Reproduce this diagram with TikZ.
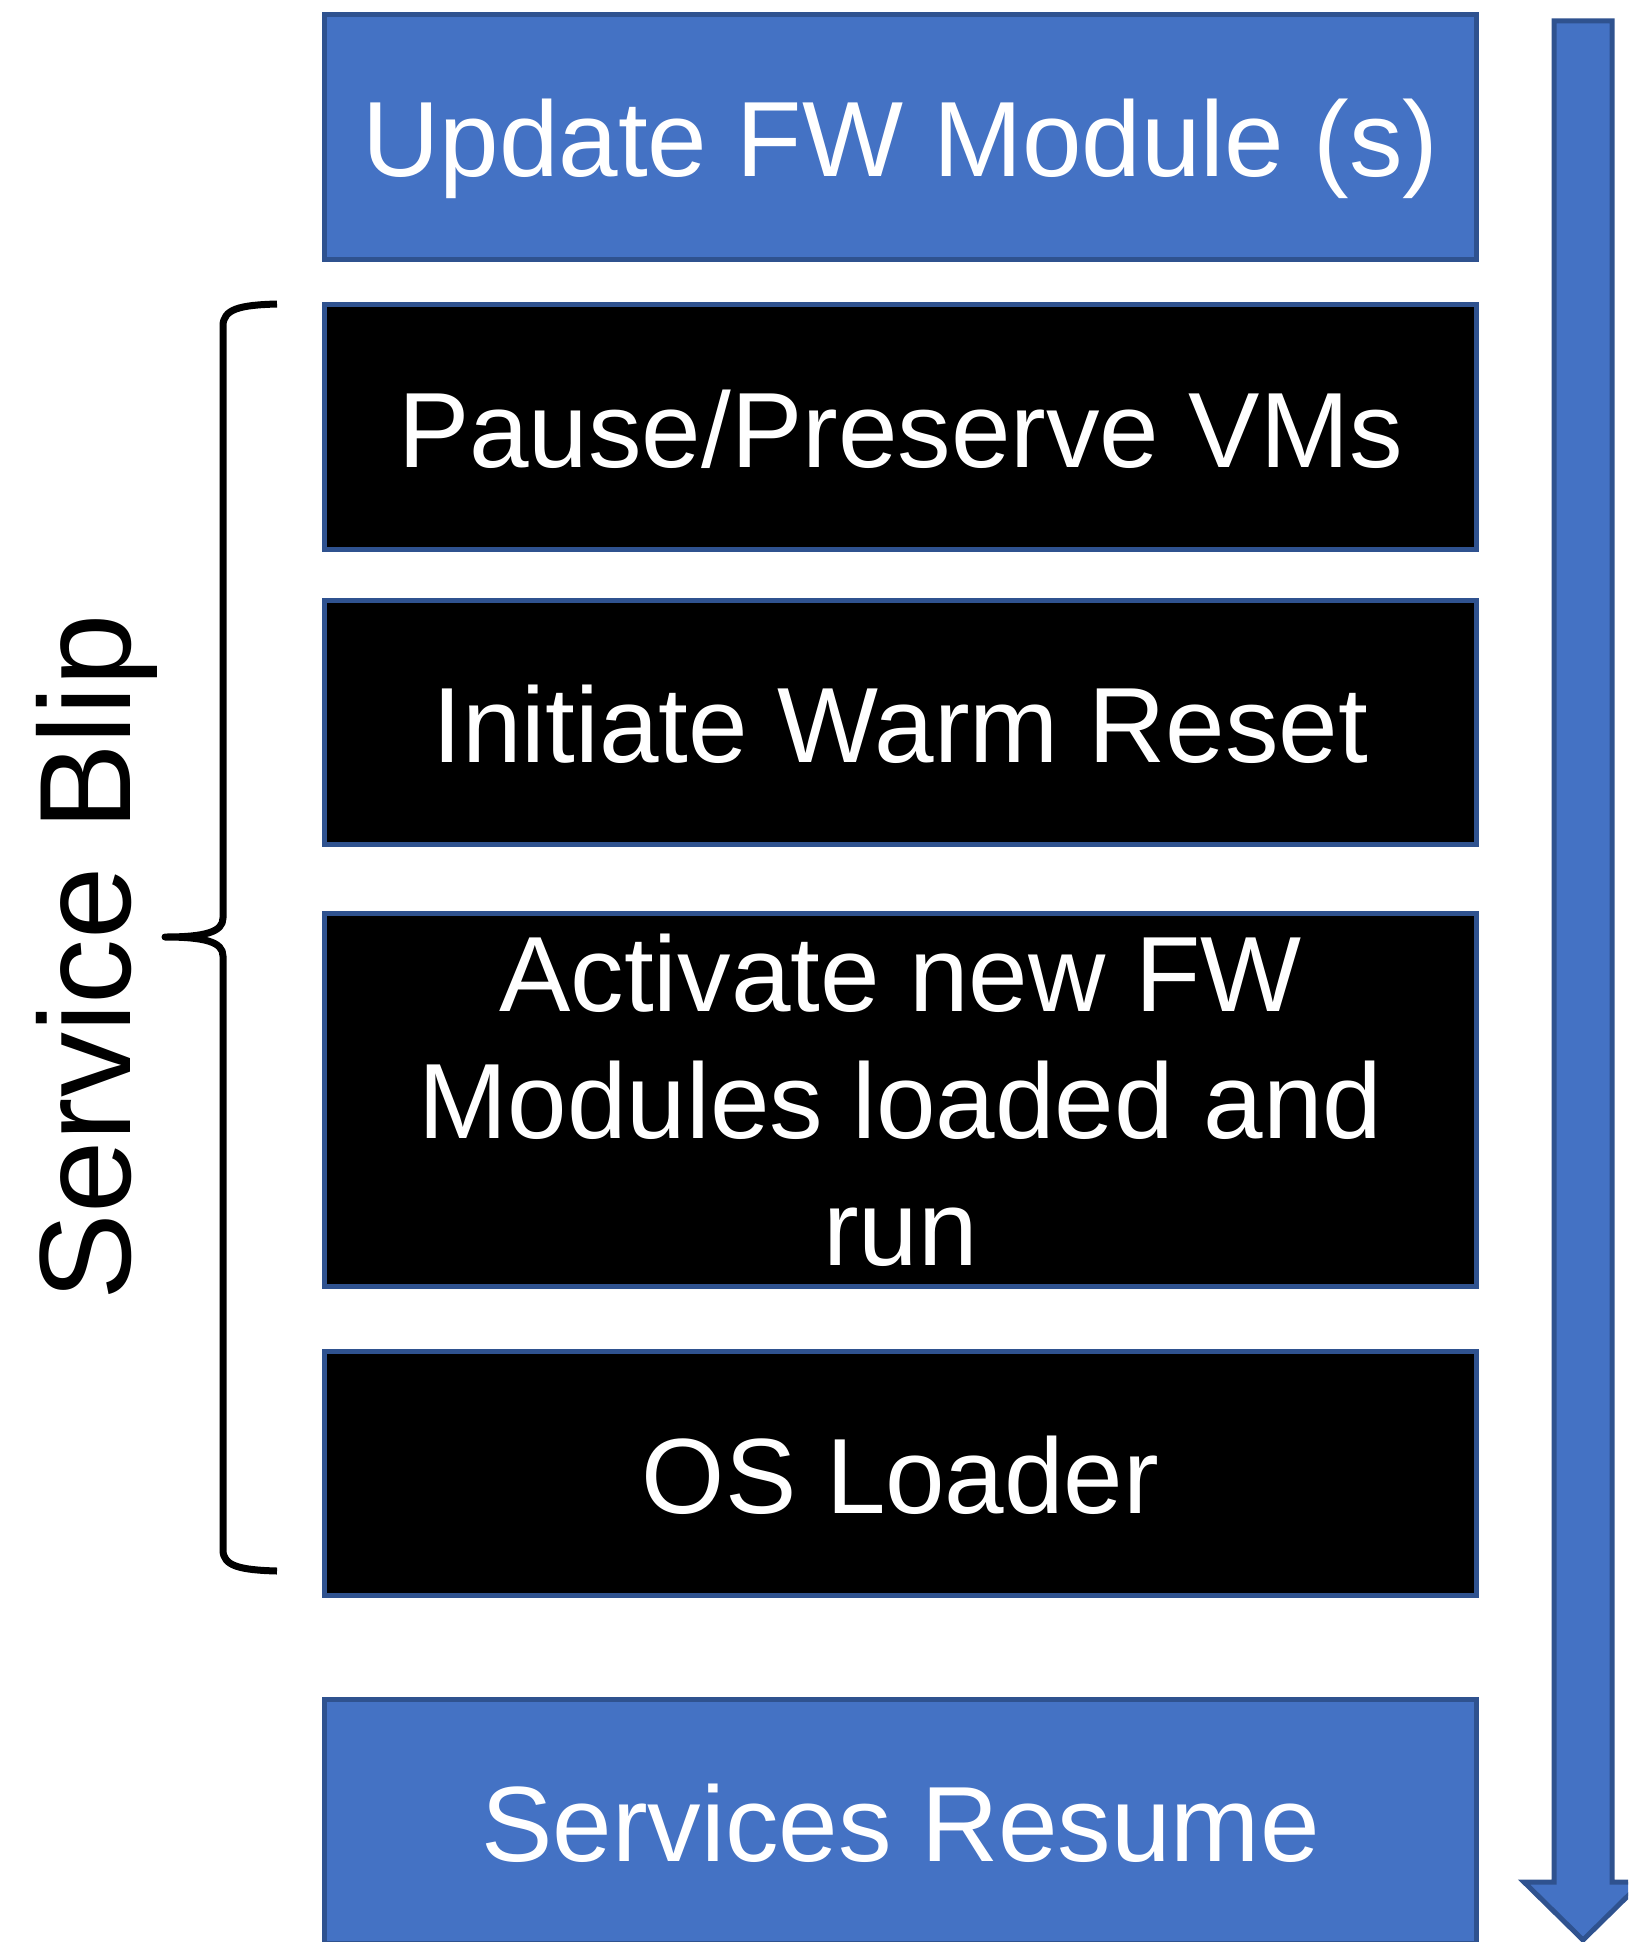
\documentclass[tikz,border=0pt]{standalone}
\usepackage{fontspec}
\usetikzlibrary{calc}
\setmainfont{Liberation Sans}
\definecolor{fillblue}{HTML}{4472C4}
\definecolor{edgeblue}{HTML}{2F528F}
\begin{document}
\begin{tikzpicture}[x=1pt,y=-1pt,
  stepbase/.style={draw=edgeblue, line width=5pt, inner sep=0pt,
    minimum width=1152pt, text=white, align=center,
    font=\fontsize{107}{127}\selectfont},
  oneline/.style={stepbase, text height=80pt, text depth=0pt},
  bluebox/.style={oneline, fill=fillblue},
  blackbox/.style={oneline, fill=black},
  blackmulti/.style={stepbase, fill=black},
  bracepath/.style={draw=black, line width=7pt, line join=round},
  flow/.style={draw=edgeblue, fill=fillblue, line width=5pt, line join=miter}]
\useasboundingbox (0,0) rectangle (1628,1942);
\clip (0,0) rectangle (1628,1942);

% process steps
\node[bluebox, minimum height=245pt] (update) at (900.5,137) {Update FW Module (s)};
\node[blackbox, minimum height=245pt] (pause) at (900.5,427) {Pause/Preserve VMs};
\node[blackbox, minimum height=244pt] (reset) at (900.5,722.5) {Initiate Warm Reset};
\node[blackmulti, minimum height=373pt] (activate) at (900.5,1100) {Activate new FW\\Modules loaded and\\run};
\node[blackbox, minimum height=244pt] (loader) at (900.5,1473.5) {OS Loader};
\node[bluebox, minimum height=244pt] (resume) at (900.5,1821.5) {Services Resume};

% time direction arrow
\coordinate (arrtop) at (1583,21);
\coordinate (arrtip) at (1583,1940);
\path[flow] ($(arrtop)+(-29,0)$) -- ($(arrtop)+(29,0)$) -- ($(arrtip)+(29,-58)$)
  -- ($(arrtip)+(59,-58)$) -- (arrtip) -- ($(arrtip)+(-59,-58)$)
  -- ($(arrtip)+(-29,-58)$) -- cycle;

% brace spanning the service blip
\coordinate (bracetop) at (277,304);
\coordinate (bracetip) at (165,937);
\coordinate (bracebot) at (277,1571);
\path[bracepath] (bracetop) .. controls (240,305) and (223,309) .. (223,326)
  -- (223,918) .. controls (223,932) and (205,937) .. (bracetip)
  .. controls (205,937) and (223,942) .. (223,956)
  -- (223,1550) .. controls (223,1566) and (240,1570) .. (bracebot);

\node[rotate=90, anchor=base, inner sep=0pt, font=\fontsize{130}{150}\selectfont] (blip) at (130,957) {Service Blip};
\end{tikzpicture}
\end{document}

▶ [INSTRUCTIONS FOR THE TASK]: Write out the lines from the start of the material to the line with "minimum height=244pt] (resume)", inclusive and exactly. Skip the pictures.

▶ [ANSWER IN FULL]:
Reproduce this diagram with TikZ.
\documentclass[tikz,border=0pt]{standalone}
\usepackage{fontspec}
\usetikzlibrary{calc}
\setmainfont{Liberation Sans}
\definecolor{fillblue}{HTML}{4472C4}
\definecolor{edgeblue}{HTML}{2F528F}
\begin{document}
\begin{tikzpicture}[x=1pt,y=-1pt,
  stepbase/.style={draw=edgeblue, line width=5pt, inner sep=0pt,
    minimum width=1152pt, text=white, align=center,
    font=\fontsize{107}{127}\selectfont},
  oneline/.style={stepbase, text height=80pt, text depth=0pt},
  bluebox/.style={oneline, fill=fillblue},
  blackbox/.style={oneline, fill=black},
  blackmulti/.style={stepbase, fill=black},
  bracepath/.style={draw=black, line width=7pt, line join=round},
  flow/.style={draw=edgeblue, fill=fillblue, line width=5pt, line join=miter}]
\useasboundingbox (0,0) rectangle (1628,1942);
\clip (0,0) rectangle (1628,1942);

% process steps
\node[bluebox, minimum height=245pt] (update) at (900.5,137) {Update FW Module (s)};
\node[blackbox, minimum height=245pt] (pause) at (900.5,427) {Pause/Preserve VMs};
\node[blackbox, minimum height=244pt] (reset) at (900.5,722.5) {Initiate Warm Reset};
\node[blackmulti, minimum height=373pt] (activate) at (900.5,1100) {Activate new FW\\Modules loaded and\\run};
\node[blackbox, minimum height=244pt] (loader) at (900.5,1473.5) {OS Loader};
\node[bluebox, minimum height=244pt] (resume) at (900.5,1821.5) {Services Resume};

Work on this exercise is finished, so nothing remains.